Second Italo-Ethiopian War

Africa between the World Wars

Sub-Saharan Africa 1936.0509

Second Italo-Ethiopian War

League of Nations Africa, Second Italo-Ethiopian War (9 May 1936)

Historical Map of Sub-Saharan Africa

Following the League of Nations failure to halt Italian aggression in the Abyssinia Crisis, Italy launched a full-scale invasion of Ethiopia. Despite Ethiopian resistance, the Italians captured Addis Ababa in May 1936, annexing Ethiopia to their East African empire.

Main Events

Hamza Line

The Kingdom of Saudi Arabia claimed the Rub' al Khali (the Empty Quarter), with King Ibn Saud declaring a frontier - the Hamza line - which extended deep into the claimed territories of the British-protected states of Trucial Oman, Muscat and Oman, and Aden.
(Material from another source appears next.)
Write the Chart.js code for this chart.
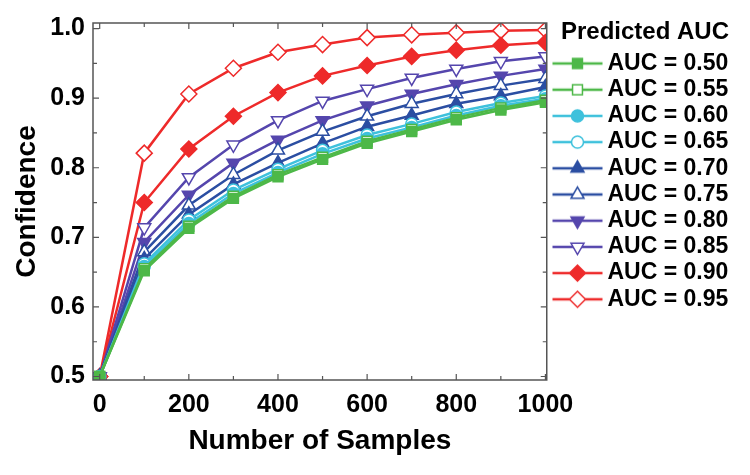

In response, the British Minister to Saudi Arabia, Sir Andrew Ryan, suggested a compromise frontier - the Riyadh line - on 25 November 1935, but the dispute remained open.
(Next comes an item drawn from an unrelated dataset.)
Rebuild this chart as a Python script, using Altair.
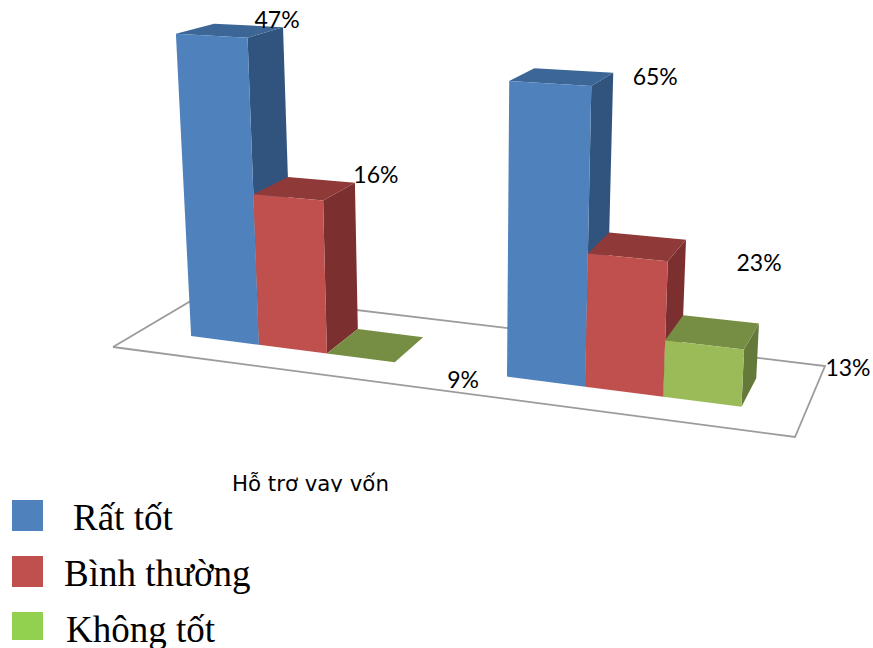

Outbreak of Second Italo-Ethiopian War

At 5:00 am Italian troops under General Emilio de Bono crossed the Mareb River from Eritrea into Ethiopia. On the same day, Italian forces in Somalia began a series of attacks across the Ogaden into southern and eastern Ethiopia. In response to these undeclared Italian invasions, Ethiopia declared war on Italy.

March of the Iron Will

An Italian mechanized column under Marshal of Italy Pietro Badoglio advanced from Dessie to capture Addis Ababa, capital of the Ethiopian Empire. The march was largely unopposed as the Imperial Ethiopian Army had by this point been severely weakened by bombing and poison gas attacks, with the last major Ethiopian counterattack being defeated at Maychew on 31 March. Unable to defend the capital, Emperor Haile Selassie fled into exile on 2 May, three days before the Italians arrive.

Italian annexation of Ethiopia

The Italian government under Duce Benito Mussolini proclaimed the annexation of Ethiopia into Italian East Africa, with King Emmanuel assuming the title of Emperor of Ethiopia. However most of the country was still unconquered and the last Ethiopian army would not surrender until the end of the year.